At least three people are dead and more than a million of homes and businesses are damaged or without power after Hurricane Irma reached southern Florida this weekend.
In its 5 a.m. update Sunday morning, the National Hurricane Center (NHC) said a storm surge warning was in effect in the Florida Keys, potentially bringing life-threatening floods 10-15 feet high and extreme winds up to 130 miles per hour.
"This is an extremely dangerous and life-threatening situation!" the National Weather Center in Key West wrote.
After barreling through Cuba and dying down to a Category 3 storm, Irma restrengthened to a Category 4 and hit the lower Florida Keys just after 7 a.m. ET Sunday.
As of 9:10 a.m. ET, the eye of the storm had landed at Cudjoe Key in the lower Florida Keys, the National Hurricane Center said.
For the next 34-46 hours, the storm will travel north and northwest, moving "somewhat erratically." Officials can't predict its exact path.
"The hurricane's track almost parallel to the west coast of Florida makes it very difficult to pinpoint exactly where Irma will cross the Florida Gulf coast," the agency says.
Much of southern Florida is under tornado warnings, and officials are warning residents that being in the eye of a hurricane can lead to a false sense of security.
More than a million homes and businesses were without power Sunday morning, with the majority of outages in Miami-Date County, the Weather Channel says, and millions more are expected to lose power.
Irma is also involved in at least three deaths so far, ABC News reports.
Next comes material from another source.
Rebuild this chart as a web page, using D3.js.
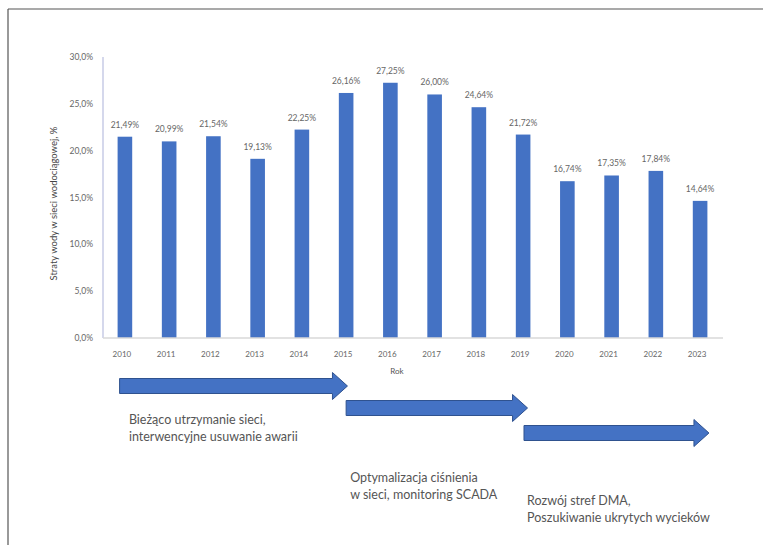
<!DOCTYPE html>
<html>
<head>
<meta charset="utf-8">
<script src="https://cdn.jsdelivr.net/npm/d3@7"></script>
<style>
  body { margin: 0; background: #fff; }
  svg { display: block; font-family: Lato, "Open Sans", sans-serif; }
</style>
</head>
<body>
<div class="chart"></div>
<script>
// dane z wykresu: straty wody w sieci wodociągowej
const years = ["2010", "2011", "2012", "2013", "2014", "2015", "2016",
               "2017", "2018", "2019", "2020", "2021", "2022", "2023"];
const losses = [21.49, 20.99, 21.54, 19.13, 22.25, 26.16, 27.25,
                26.00, 24.64, 21.72, 16.74, 17.35, 17.84, 14.64];
const yTicks = [0, 5, 10, 15, 20, 25, 30];

// etapy (strzałki pod osią)
const phaseFrom = [2009.88, 2015.0, 2019.02];
const phaseTo = [2015.03, 2019.1, 2023.2];
const phaseText = [
    ["Bieżąco utrzymanie sieci,", "interwencyjne usuwanie awarii"],
    ["Optymalizacja ciśnienia", "w sieci, monitoring SCADA"],
    ["Rozwój stref DMA,", "Poszukiwanie ukrytych wycieków"]
];

const width = 763;
const height = 545;
const margin = { top: 57, left: 103, right: 41, bottom: 207 };

const pl = d3.formatLocale({ decimal: ",", thousands: " ", grouping: [3], currency: ["", " zł"] });
const tickFmt = v => pl.format(".1f")(v) + "%";
const valFmt = v => pl.format(".2f")(v) + "%";

const svg = d3.select("div.chart")
    .append("svg")
    .attr("width", width)
    .attr("height", height);

// ramka (widoczna tylko góra i lewa strona)
svg.append("line").attr("x1", 8).attr("y1", 9).attr("x2", width).attr("y2", 9)
    .attr("stroke", "#555").attr("stroke-width", 1.2);
svg.append("line").attr("x1", 8).attr("y1", 9).attr("x2", 8).attr("y2", height)
    .attr("stroke", "#555").attr("stroke-width", 1.2);

const x = d3.scaleBand()
    .domain(years)
    .range([margin.left, width - margin.right])
    .paddingInner(0.67)
    .paddingOuter(0.33);

const y = d3.scaleLinear()
    .domain([0, 30])
    .range([height - margin.bottom, margin.top]);

const yBase = y(0);

// oś Y
svg.append("line")
    .attr("x1", margin.left).attr("x2", margin.left)
    .attr("y1", y(30)).attr("y2", yBase)
    .attr("stroke", "#d5d8ec").attr("stroke-width", 2);

svg.append("g")
    .selectAll("text")
    .data(yTicks)
    .enter()
    .append("text")
    .attr("x", margin.left - 10)
    .attr("y", d => y(d) + 3)
    .attr("text-anchor", "end")
    .attr("font-size", 8.5)
    .attr("fill", "#666")
    .text(tickFmt);

svg.append("text")
    .attr("transform", `translate(57,${(y(30) + yBase) / 2 + 6}) rotate(-90)`)
    .attr("text-anchor", "middle")
    .attr("font-size", 9.5)
    .attr("fill", "#444")
    .text("Straty wody w sieci wodociągowej, %");

// słupki
svg.append("g")
    .selectAll("rect")
    .data(years)
    .enter()
    .append("rect")
    .attr("x", d => x(d))
    .attr("width", x.bandwidth())
    .attr("y", (d, i) => y(losses[i]))
    .attr("height", (d, i) => yBase - y(losses[i]))
    .attr("fill", "#4472c4");

svg.append("g")
    .selectAll("text")
    .data(years)
    .enter()
    .append("text")
    .attr("x", d => x(d) + x.bandwidth() / 2)
    .attr("y", (d, i) => y(losses[i]) - 9)
    .attr("text-anchor", "middle")
    .attr("font-size", 8.5)
    .attr("fill", "#666")
    .text((d, i) => valFmt(losses[i]));

// oś X
svg.append("line")
    .attr("x1", margin.left).attr("x2", width - margin.right + 1)
    .attr("y1", yBase).attr("y2", yBase)
    .attr("stroke", "#d9d9d9").attr("stroke-width", 1.5);

svg.append("g")
    .selectAll("text")
    .data(years)
    .enter()
    .append("text")
    .attr("x", d => x(d) + x.bandwidth() / 2 - 3)
    .attr("y", yBase + 19)
    .attr("text-anchor", "middle")
    .attr("font-size", 8)
    .attr("fill", "#666")
    .text(d => d);

svg.append("text")
    .attr("x", 397)
    .attr("y", yBase + 36)
    .attr("text-anchor", "middle")
    .attr("font-size", 8)
    .attr("fill", "#555")
    .text("Rok");

// strzałki etapów
const xYear = d3.scaleLinear()
    .domain([2010, 2023])
    .range([x("2010") + x.bandwidth() / 2, x("2023") + x.bandwidth() / 2]);

const arrowY = [386, 408, 433];
const labelDy = [38, 74, 72];
const shaft = 7.5, head = 13.5, headLen = 15;

function arrowPath(x0, x1, cy) {
    const hx = x1 - headLen;
    return `M${x0},${cy - shaft}L${hx},${cy - shaft}L${hx},${cy - head}L${x1},${cy}` +
        `L${hx},${cy + head}L${hx},${cy + shaft}L${x0},${cy + shaft}Z`;
}

const phases = svg.append("g")
    .selectAll("g")
    .data(phaseFrom)
    .enter()
    .append("g");

phases.append("path")
    .attr("d", (d, i) => arrowPath(xYear(d), xYear(phaseTo[i]), arrowY[i]))
    .attr("fill", "#4472c4")
    .attr("stroke", "#2f528f")
    .attr("stroke-width", 1);

phases.each(function (d, i) {
    const t = d3.select(this).append("text")
        .attr("font-size", 12.5)
        .attr("fill", "#555");
    phaseText[i].forEach((line, j) => {
        t.append("tspan")
            .attr("x", xYear(Math.round(d)) + 4)
            .attr("y", arrowY[i] + labelDy[i] + j * 17)
            .text(line);
    });
});
</script>
</body>
</html>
A man in Monroe County, which encompasses Key West, was killed after he lost control of a truck during the storm Saturday afternoon, according to a Facebook post from the Monroe County Sheriff's Office.
Two other people died in a car crash in the rain in Hardee County, which is about 60 miles inland from Sarasota, the Florida Highway Patrol told ABC.
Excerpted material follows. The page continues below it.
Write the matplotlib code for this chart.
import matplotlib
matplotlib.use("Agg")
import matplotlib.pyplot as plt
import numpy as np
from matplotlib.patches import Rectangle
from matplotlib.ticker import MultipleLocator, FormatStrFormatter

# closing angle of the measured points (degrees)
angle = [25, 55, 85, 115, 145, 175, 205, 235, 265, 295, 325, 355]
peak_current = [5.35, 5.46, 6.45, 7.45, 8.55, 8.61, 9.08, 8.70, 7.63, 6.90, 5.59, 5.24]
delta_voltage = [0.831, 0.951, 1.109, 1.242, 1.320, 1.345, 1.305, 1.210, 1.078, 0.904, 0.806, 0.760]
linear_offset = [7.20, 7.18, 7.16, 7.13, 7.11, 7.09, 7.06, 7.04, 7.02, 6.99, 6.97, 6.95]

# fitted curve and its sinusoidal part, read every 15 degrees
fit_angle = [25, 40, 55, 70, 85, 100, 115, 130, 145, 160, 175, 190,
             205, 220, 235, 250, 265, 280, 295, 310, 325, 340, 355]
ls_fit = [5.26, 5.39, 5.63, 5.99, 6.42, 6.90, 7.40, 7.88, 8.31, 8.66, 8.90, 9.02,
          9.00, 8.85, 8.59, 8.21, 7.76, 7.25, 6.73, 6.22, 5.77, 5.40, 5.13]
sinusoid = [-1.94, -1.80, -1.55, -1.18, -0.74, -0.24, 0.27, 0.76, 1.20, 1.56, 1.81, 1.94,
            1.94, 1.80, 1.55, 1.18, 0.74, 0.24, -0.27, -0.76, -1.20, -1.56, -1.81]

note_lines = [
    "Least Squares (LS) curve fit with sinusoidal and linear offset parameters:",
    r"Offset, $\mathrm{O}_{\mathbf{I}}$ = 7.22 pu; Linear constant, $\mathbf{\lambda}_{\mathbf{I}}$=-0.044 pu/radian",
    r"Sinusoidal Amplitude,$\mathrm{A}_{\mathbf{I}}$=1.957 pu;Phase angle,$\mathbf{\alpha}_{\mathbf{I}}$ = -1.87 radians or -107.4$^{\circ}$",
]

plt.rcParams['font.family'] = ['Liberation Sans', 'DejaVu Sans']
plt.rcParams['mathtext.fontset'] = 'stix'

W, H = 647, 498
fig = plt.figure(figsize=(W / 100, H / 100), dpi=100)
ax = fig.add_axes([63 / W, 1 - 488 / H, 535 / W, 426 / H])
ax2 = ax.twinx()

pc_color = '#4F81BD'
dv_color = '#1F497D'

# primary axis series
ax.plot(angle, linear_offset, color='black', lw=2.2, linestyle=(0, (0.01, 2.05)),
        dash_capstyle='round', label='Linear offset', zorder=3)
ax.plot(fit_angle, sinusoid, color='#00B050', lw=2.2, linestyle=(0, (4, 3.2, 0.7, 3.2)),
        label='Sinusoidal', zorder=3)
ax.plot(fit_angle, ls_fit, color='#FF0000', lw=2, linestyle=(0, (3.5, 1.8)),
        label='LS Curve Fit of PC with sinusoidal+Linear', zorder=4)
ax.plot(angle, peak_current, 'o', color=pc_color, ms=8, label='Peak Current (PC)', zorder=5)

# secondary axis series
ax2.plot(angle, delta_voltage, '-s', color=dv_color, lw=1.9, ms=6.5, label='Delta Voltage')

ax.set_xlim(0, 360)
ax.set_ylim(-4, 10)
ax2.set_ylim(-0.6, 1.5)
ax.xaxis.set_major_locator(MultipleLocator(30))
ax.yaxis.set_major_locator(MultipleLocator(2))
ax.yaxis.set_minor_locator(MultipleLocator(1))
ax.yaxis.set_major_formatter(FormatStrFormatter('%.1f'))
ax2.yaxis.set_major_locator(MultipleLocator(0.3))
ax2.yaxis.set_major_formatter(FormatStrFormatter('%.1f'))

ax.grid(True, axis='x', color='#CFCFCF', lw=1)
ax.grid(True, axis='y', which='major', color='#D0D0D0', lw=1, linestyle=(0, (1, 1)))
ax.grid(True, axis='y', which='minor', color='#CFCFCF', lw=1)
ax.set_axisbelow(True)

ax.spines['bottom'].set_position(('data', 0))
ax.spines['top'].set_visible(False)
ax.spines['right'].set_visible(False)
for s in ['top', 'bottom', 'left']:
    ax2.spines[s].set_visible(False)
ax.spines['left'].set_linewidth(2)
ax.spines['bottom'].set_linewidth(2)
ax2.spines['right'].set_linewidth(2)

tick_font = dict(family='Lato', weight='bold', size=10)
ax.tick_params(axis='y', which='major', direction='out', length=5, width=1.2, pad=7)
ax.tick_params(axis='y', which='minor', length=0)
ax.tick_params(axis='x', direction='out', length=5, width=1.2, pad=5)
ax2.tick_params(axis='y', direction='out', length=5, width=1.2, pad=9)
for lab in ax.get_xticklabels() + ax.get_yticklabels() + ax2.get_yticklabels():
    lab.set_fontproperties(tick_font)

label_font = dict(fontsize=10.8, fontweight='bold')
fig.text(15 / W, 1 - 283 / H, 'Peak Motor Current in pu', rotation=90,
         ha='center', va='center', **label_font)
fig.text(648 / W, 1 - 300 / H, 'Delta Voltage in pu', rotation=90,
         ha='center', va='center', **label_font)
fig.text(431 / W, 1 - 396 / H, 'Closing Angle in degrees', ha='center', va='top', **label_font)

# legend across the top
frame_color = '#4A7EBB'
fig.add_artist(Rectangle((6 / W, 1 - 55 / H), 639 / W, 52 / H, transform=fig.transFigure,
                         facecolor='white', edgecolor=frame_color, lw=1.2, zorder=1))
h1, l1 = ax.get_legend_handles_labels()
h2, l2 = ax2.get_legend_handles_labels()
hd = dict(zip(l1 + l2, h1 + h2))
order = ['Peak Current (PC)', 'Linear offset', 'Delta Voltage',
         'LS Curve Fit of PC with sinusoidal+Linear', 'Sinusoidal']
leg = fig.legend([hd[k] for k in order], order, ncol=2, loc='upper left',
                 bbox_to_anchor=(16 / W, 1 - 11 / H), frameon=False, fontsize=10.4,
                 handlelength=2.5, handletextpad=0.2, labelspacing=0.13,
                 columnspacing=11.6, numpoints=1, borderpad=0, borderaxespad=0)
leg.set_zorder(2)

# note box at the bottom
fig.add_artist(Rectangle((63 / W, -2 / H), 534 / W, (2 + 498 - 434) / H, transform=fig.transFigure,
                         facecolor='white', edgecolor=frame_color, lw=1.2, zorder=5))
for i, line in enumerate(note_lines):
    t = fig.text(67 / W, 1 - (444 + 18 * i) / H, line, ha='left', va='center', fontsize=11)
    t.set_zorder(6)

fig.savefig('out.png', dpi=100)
Nearly 7 million Floridians have evacuated, the Weather Channel says – that's roughly one-third of the state's population, and one of the largest emergency evacuations in American history, according to the New York Times.
But not everyone heeded evacuation orders, and some people will be stuck until emergency responders can get to them.
"You're on your own until we can actually get in there, and it's safe for our teams to support local and state efforts," Federal Emergency Management Agency chief Brock Long said in a statement obtained by the Miami Herald.
Anyone who calls for help Sunday on the Florida Keys will not receive a response, CBS12 in West Palm Beach says, as all emergency services have ended until at least Monday.